Endothelium-derived hyperpolarizing factor
Endothelium-derived hyperpolarizing factor or EDHF refers to an unknown compound, secreted by endothelial cells, which leads to nitric oxide- and prostacyclin-independent vasodilation by relaxation of vascular smooth muscle cells.
Discovery of EDHF
Secretion of nitric oxide (NO) or prostacyclin by endothelial cells causes vascular smooth muscle cell relaxation. In experiments in which both NO and prostacyclin production are inhibited, arterioles still continue to dilate if they are stimulated (e.g. by acetylcholine or bradykinin), causing vasodilation which causes blood flow to increase. This observed increase in blood vessel dilation is inhibited by potassium channels blockers; therefore this method of vessel dilation relies on an endothelium-dependent hyperpolarization of the smooth muscle cells. This unknown factor(s) secreted by endothelial cells has been termed endothelium-derived hyperpolarizing factor.

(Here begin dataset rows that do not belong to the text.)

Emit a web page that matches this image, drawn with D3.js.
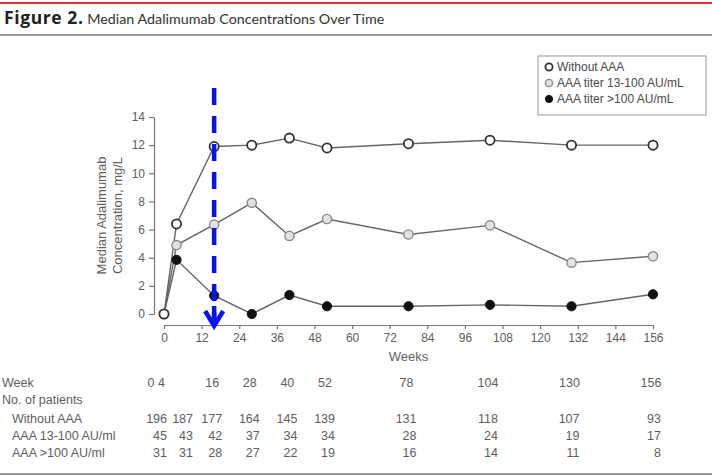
<!DOCTYPE html>
<html>
<head>
<meta charset="utf-8">
<script src="https://cdn.jsdelivr.net/npm/d3@7"></script>
<style>
  html, body { margin: 0; padding: 0; background: #fff; }
  svg { display: block; }
</style>
</head>
<body>
<svg id="chart" width="712" height="476"></svg>
<script>
// Sampling weeks and median concentrations (mg/L) per antibody group
const weeks = [0, 4, 16, 28, 40, 52, 78, 104, 130, 156];
const withoutAAA = [0, 6.4, 11.9, 12.0, 12.5, 11.8, 12.1, 12.35, 12.0, 12.0];
const titerMid = [0, 4.9, 6.35, 7.9, 5.55, 6.75, 5.65, 6.3, 3.65, 4.1];
const titerHigh = [0, 3.85, 1.3, 0, 1.35, 0.55, 0.55, 0.65, 0.55, 1.4];

const seriesNames = ["Without AAA", "AAA titer 13-100 AU/mL", "AAA titer >100 AU/mL"];
const xTicks = d3.range(0, 157, 12);
const yTicks = d3.range(0, 15, 2);

// Patients at risk table
const tableRowLabels = ["Without AAA", "AAA 13-100 AU/ml", "AAA >100 AU/ml"];
const nWithout = [196, 187, 177, 164, 145, 139, 131, 118, 107, 93];
const nMid = [45, 43, 42, 37, 34, 34, 28, 24, 19, 17];
const nHigh = [31, 31, 28, 27, 22, 19, 16, 14, 11, 8];

const markWeek = 16;

const svg = d3.select("#chart");
const font = "'Liberation Sans', Arial, sans-serif";
const textCol = "#5e5e5e";

const x = d3.scaleLinear().domain([0, 156]).range([164, 653]);
const y = d3.scaleLinear().domain([0, 14]).range([314, 117]);

// Header rules and title
svg.append("rect").attr("x", 0).attr("y", 2).attr("width", 712).attr("height", 2).attr("fill", "#d9383a");
svg.append("rect").attr("x", 0).attr("y", 34).attr("width", 712).attr("height", 2).attr("fill", "#9a9a9a");
svg.append("rect").attr("x", 0).attr("y", 473).attr("width", 712).attr("height", 2).attr("fill", "#9a9a9a");

const title = svg.append("text")
  .attr("x", 4).attr("y", 24)
  .attr("fill", "#333");
title.append("tspan")
  .attr("font-family", "'Open Sans', sans-serif")
  .attr("font-size", 17.5)
  .attr("letter-spacing", 0.6)
  .attr("font-weight", "bold").attr("fill", "#222").text("Figure 2.");
title.append("tspan")
  .attr("font-family", "Lato, 'Open Sans', sans-serif")
  .attr("font-size", 14.3)
  .text(" Median Adalimumab Concentrations Over Time");

// Axes
const yAxis = svg.append("g")
  .attr("transform", "translate(154,0)")
  .call(d3.axisLeft(y).tickValues(yTicks).tickSize(5).tickPadding(4).tickSizeOuter(0));
const xAxis = svg.append("g")
  .attr("transform", "translate(0,325)")
  .call(d3.axisBottom(x).tickValues(xTicks).tickSize(4).tickPadding(4).tickSizeOuter(0));

[yAxis, xAxis].forEach(g => {
  g.selectAll("path, line").attr("stroke", "#777").attr("stroke-width", 1.2);
  g.selectAll("text").attr("font-family", font).attr("font-size", 12).attr("fill", textCol);
});

svg.append("text")
  .attr("x", x(78)).attr("y", 361)
  .attr("text-anchor", "middle")
  .attr("font-family", font).attr("font-size", 13).attr("fill", textCol)
  .text("Weeks");

const yTitle = svg.append("text")
  .attr("transform", `translate(101,${y(7)}) rotate(-90)`)
  .attr("text-anchor", "middle")
  .attr("font-family", font).attr("font-size", 13).attr("fill", textCol);
yTitle.append("tspan").attr("x", 0).attr("dy", "0.35em").text("Median Adalimumab");
yTitle.append("tspan").attr("x", 0).attr("dy", "1.3em").text("Concentration, mg/L");

// Series lines and markers
const series = [
  { name: seriesNames[0], values: withoutAAA, fill: "#fff", stroke: "#333", sw: 1.8 },
  { name: seriesNames[1], values: titerMid, fill: "#e2e2e2", stroke: "#8a8a8a", sw: 1.4 },
  { name: seriesNames[2], values: titerHigh, fill: "#111", stroke: "#111", sw: 1 }
];

const line = d3.line().x(d => x(d[0])).y(d => y(d[1]));

series.forEach(s => {
  const pts = weeks.map((w, i) => [w, s.values[i]]);
  svg.append("path")
    .datum(pts)
    .attr("d", line)
    .attr("fill", "none")
    .attr("stroke", "#666")
    .attr("stroke-width", 1.4);
});

series.slice().reverse().forEach(s => {
  const pts = weeks.map((w, i) => [w, s.values[i]]);
  svg.append("g").selectAll("circle")
    .data(pts)
    .join("circle")
    .attr("cx", d => x(d[0]))
    .attr("cy", d => y(d[1]))
    .attr("r", 4.6)
    .attr("fill", s.fill)
    .attr("stroke", s.stroke)
    .attr("stroke-width", s.sw);
});

// Blue dashed marker at week 16
const ax = x(markWeek);
svg.append("line")
  .attr("x1", ax).attr("x2", ax)
  .attr("y1", 88).attr("y2", 318)
  .attr("stroke", "#0a14f0")
  .attr("stroke-width", 4.5)
  .attr("stroke-dasharray", "17 11");
svg.append("path")
  .attr("d", `M${ax - 9},311 L${ax},326 L${ax + 9},311 M${ax},306 L${ax},326`)
  .attr("fill", "none")
  .attr("stroke", "#0a14f0")
  .attr("stroke-width", 4.5)
  .attr("stroke-linejoin", "miter");

// Legend
const lg = svg.append("g").attr("transform", "translate(538,56)");
lg.append("rect")
  .attr("width", 168).attr("height", 59)
  .attr("fill", "#fff").attr("stroke", "#aaa").attr("stroke-width", 1.2);
series.forEach((s, i) => {
  const row = lg.append("g").attr("transform", `translate(0,${11 + i * 16})`);
  row.append("circle")
    .attr("cx", 11).attr("cy", 0).attr("r", 3.6)
    .attr("fill", s.fill).attr("stroke", s.stroke).attr("stroke-width", s.sw);
  row.append("text")
    .attr("x", 19).attr("y", 0).attr("dy", "0.35em")
    .attr("font-family", font).attr("font-size", 12).attr("fill", "#4a4a4a")
    .text(s.name);
});

// Patients-at-risk table
const tfont = 12.5;
const colRight = (w, i) => (i === 0 ? 167 : i === 1 ? 193 : x(w) + 8);
const tRows = [
  { y: 387, label: "Week", indent: 2 },
  { y: 404, label: "No. of patients", indent: 2 },
  { y: 423, label: tableRowLabels[0], indent: 12, vals: nWithout },
  { y: 440, label: tableRowLabels[1], indent: 12, vals: nMid },
  { y: 457, label: tableRowLabels[2], indent: 12, vals: nHigh }
];
tRows.forEach(r => {
  svg.append("text")
    .attr("x", r.indent).attr("y", r.y)
    .attr("font-family", font).attr("font-size", tfont).attr("fill", textCol)
    .text(r.label);
  if (r.vals) {
    svg.append("g").selectAll("text")
      .data(r.vals)
      .join("text")
      .attr("x", (d, i) => colRight(weeks[i], i))
      .attr("y", r.y)
      .attr("text-anchor", "end")
      .attr("font-family", font).attr("font-size", tfont).attr("fill", textCol)
      .text(d => d);
  }
});

// Week header row: the first two weeks share one slot
svg.append("text")
  .attr("x", 165).attr("y", 387)
  .attr("text-anchor", "end")
  .attr("font-family", font).attr("font-size", tfont).attr("fill", textCol)
  .text(`${weeks[0]} ${weeks[1]}`);
svg.append("g").selectAll("text")
  .data(weeks.slice(2))
  .join("text")
  .attr("x", d => x(d) - 2)
  .attr("y", 387)
  .attr("text-anchor", "middle")
  .attr("font-family", font).attr("font-size", tfont).attr("fill", textCol)
  .text(d => d);
</script>
</body>
</html>
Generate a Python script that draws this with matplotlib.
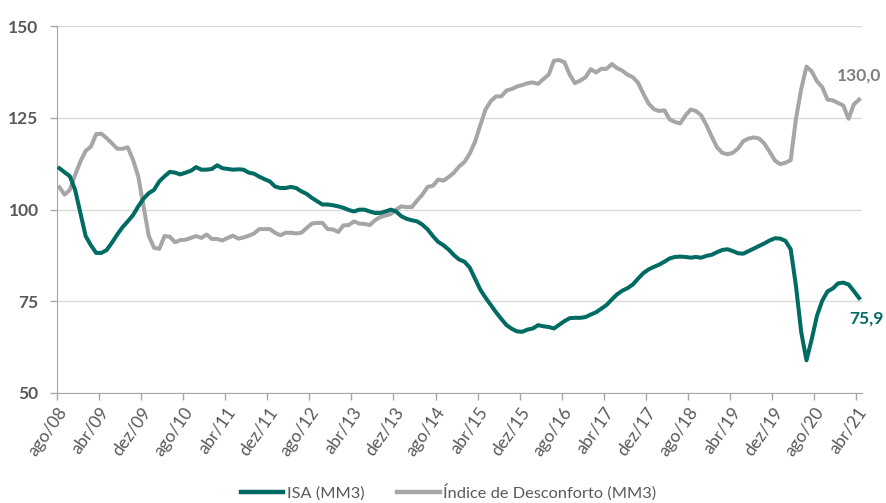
import matplotlib
matplotlib.use("Agg")
import matplotlib.pyplot as plt
from matplotlib.lines import Line2D

# ---------------- data ----------------
tick_labels = ["ago/08", "abr/09", "dez/09", "ago/10", "abr/11", "dez/11", "ago/12",
               "abr/13", "dez/13", "ago/14", "abr/15", "dez/15", "ago/16", "abr/17",
               "dez/17", "ago/18", "abr/19", "dez/19", "ago/20", "abr/21"]

isa = [111.3, 110.2, 109.1, 105.4, 99.1, 92.8, 90.3, 88.2, 88.2, 89.0,
       91.0, 93.2, 95.2, 96.8, 98.5, 100.9, 103.0, 104.5, 105.4, 107.7,
       109.1, 110.3, 110.1, 109.6, 110.1, 110.6, 111.6, 110.9, 110.9, 111.1,
       112.1, 111.3, 111.1, 110.9, 111.0, 110.9, 110.1, 109.8, 109.0, 108.3,
       107.7, 106.3, 105.9, 105.9, 106.2, 105.9, 105.0, 104.3, 103.2, 102.3,
       101.4, 101.4, 101.2, 100.9, 100.5, 99.9, 99.5, 100.0, 100.0, 99.5,
       99.1, 99.1, 99.5, 100.0, 99.5, 98.2, 97.5, 97.1, 96.8, 95.9,
       94.6, 92.8, 91.2, 90.3, 89.1, 87.6, 86.4, 85.8, 84.2, 81.2,
       78.2, 76.0, 74.0, 72.0, 70.2, 68.5, 67.5, 66.8, 66.7, 67.3,
       67.6, 68.5, 68.2, 68.0, 67.6, 68.6, 69.6, 70.4, 70.5, 70.5,
       70.7, 71.4, 72.0, 73.0, 74.0, 75.5, 76.9, 77.9, 78.6, 79.6,
       81.2, 82.7, 83.7, 84.4, 85.0, 85.8, 86.7, 87.1, 87.2, 87.1,
       86.9, 87.1, 86.9, 87.4, 87.7, 88.4, 89.0, 89.2, 88.7, 88.1,
       88.0, 88.7, 89.4, 90.1, 90.8, 91.6, 92.2, 92.1, 91.5, 89.2,
       79.2, 66.6, 58.9, 64.7, 71.1, 75.2, 77.7, 78.5, 79.9, 80.1,
       79.6, 77.8, 75.9]

desconforto = [106.1, 104.1, 105.4, 109.5, 113.1, 116.0, 117.2, 120.6, 120.7, 119.5,
               118.1, 116.6, 116.6, 117.0, 113.6, 109.1, 100.9, 92.8, 89.6, 89.3,
               92.8, 92.6, 91.1, 91.7, 91.8, 92.3, 92.8, 92.3, 93.2, 92.0,
               92.0, 91.6, 92.3, 92.9, 92.1, 92.4, 92.9, 93.5, 94.7, 94.7,
               94.7, 93.7, 93.0, 93.7, 93.7, 93.5, 93.7, 95.0, 96.2, 96.4,
               96.4, 94.7, 94.6, 93.9, 95.7, 95.8, 96.8, 96.2, 96.1, 95.8,
               97.1, 98.0, 98.4, 98.8, 100.0, 100.9, 100.7, 100.7, 102.5, 104.1,
               106.2, 106.5, 108.2, 107.9, 108.9, 110.1, 111.8, 113.0, 115.3, 118.5,
               123.0, 127.3, 129.6, 130.9, 130.9, 132.5, 132.9, 133.6, 134.0, 134.5,
               134.7, 134.3, 135.6, 136.8, 140.6, 140.8, 140.2, 136.8, 134.5, 135.2,
               136.1, 138.3, 137.4, 138.4, 138.4, 139.7, 138.6, 137.9, 136.8, 136.1,
               134.6, 131.6, 128.9, 127.4, 126.9, 127.1, 124.6, 123.9, 123.5, 125.7,
               127.3, 126.9, 125.7, 123.0, 119.9, 117.0, 115.5, 115.1, 115.5, 116.7,
               118.7, 119.4, 119.7, 119.4, 118.0, 115.8, 113.4, 112.4, 112.8, 113.5,
               124.8, 132.9, 139.0, 137.7, 135.0, 133.4, 130.0, 129.8, 129.1, 128.4,
               124.8, 128.7, 130.0]

series_names = ["ISA (MM3)", "Índice de Desconforto (MM3)"]
yticks = [50, 75, 100, 125, 150]
tick_step = 8

# ---------------- style ----------------
teal = "#006B63"
gray = "#A6A6A6"
text_gray = "#595959"
plt.rcParams['font.family'] = ['Lato', 'DejaVu Sans']

fig = plt.figure(figsize=(8.86, 5.03), dpi=100)
ax = fig.add_axes([0.064, 0.2187, 0.9086, 0.729])

x = list(range(len(isa)))
ax.plot(x, desconforto, color=gray, lw=2.9, solid_joinstyle='round', zorder=3)
ax.plot(x, isa, color=teal, lw=2.9, solid_joinstyle='round', zorder=4)

ax.set_xlim(-0.5, len(isa) - 0.5)
ax.set_ylim(50, 150)
ax.set_yticks(yticks)
ax.set_yticklabels([str(v) for v in yticks], fontsize=12.5, fontweight='bold', color=text_gray)
ax.grid(axis='y', color='#D9D9D9', lw=1.0, zorder=0)
ax.set_axisbelow(True)

xt = [i * tick_step - 0.5 for i in range(len(tick_labels))]
ax.set_xticks(xt)
ax.set_xticklabels(tick_labels, rotation=55, ha='right', rotation_mode='anchor',
                   fontsize=12.5, color=text_gray)
ax.tick_params(axis='x', length=5, color='#A6A6A6', width=1, pad=3)
ax.tick_params(axis='y', length=5, color='#A6A6A6', width=1, pad=8)

for s in ['top', 'right']:
    ax.spines[s].set_visible(False)
ax.spines['left'].set_color('#A6A6A6')
ax.spines['bottom'].set_color('#A6A6A6')

# end labels
ax.annotate(f"{desconforto[-1]:.1f}".replace('.', ','), (x[-1], desconforto[-1]),
            xytext=(0, 16), textcoords='offset pixels', ha='center', va='bottom',
            fontsize=12.5, fontweight='bold', color='#7F7F7F')
ax.annotate(f"{isa[-1]:.1f}".replace('.', ','), (x[-1], isa[-1]),
            xytext=(7, -12), textcoords='offset pixels', ha='center', va='top',
            fontsize=12.5, fontweight='bold', color=teal, annotation_clip=False)

handles = [Line2D([0], [0], color=teal, lw=3.2), Line2D([0], [0], color=gray, lw=3.2)]
fig.legend(handles, series_names, loc='center', bbox_to_anchor=(0.506, 0.022),
           ncol=2, frameon=False, fontsize=11.8, handlelength=2.6, handletextpad=0.2,
           columnspacing=2.0, labelcolor=text_gray)

fig.savefig("out.png", dpi=100)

Although the phenomonenon of EDHF has been observed and reported in scientific literature, to date the chemical identity of the factor(s) has not been determined. Although some researchers believe the EDHF is potassium ions, other researchers have shown evidence that an endocannabinoid (anandamide) might be involved by activating the CB1 receptor; although the role of anandamide in EDHF has been discounted, as its action has now been shown to occur via a non-endothelium-dependent mechanism. In some cases, members of a class of arachidonic acid derivatives, the epoxyeicosatrienoic acids (EETs), have been found to mediate the vasodilation. These compounds are formed by epoxidation of any one of four double bonds of the arachidonic acid carbon backbone by cytochrome P450 epoxygenase enzymes. In addition, in some cases hydrogen peroxide has been suggested to function as an EDHF in some vascular beds; although the validity of this observation is debated by several groups. Gap junctional coupling between the endothelium and smooth muscle, has also been implicated in EDHF activity in many arteries, whereby 'EDHF' activity may simply be due to the transfer of an EDH, and not to the activity of a Factor per se.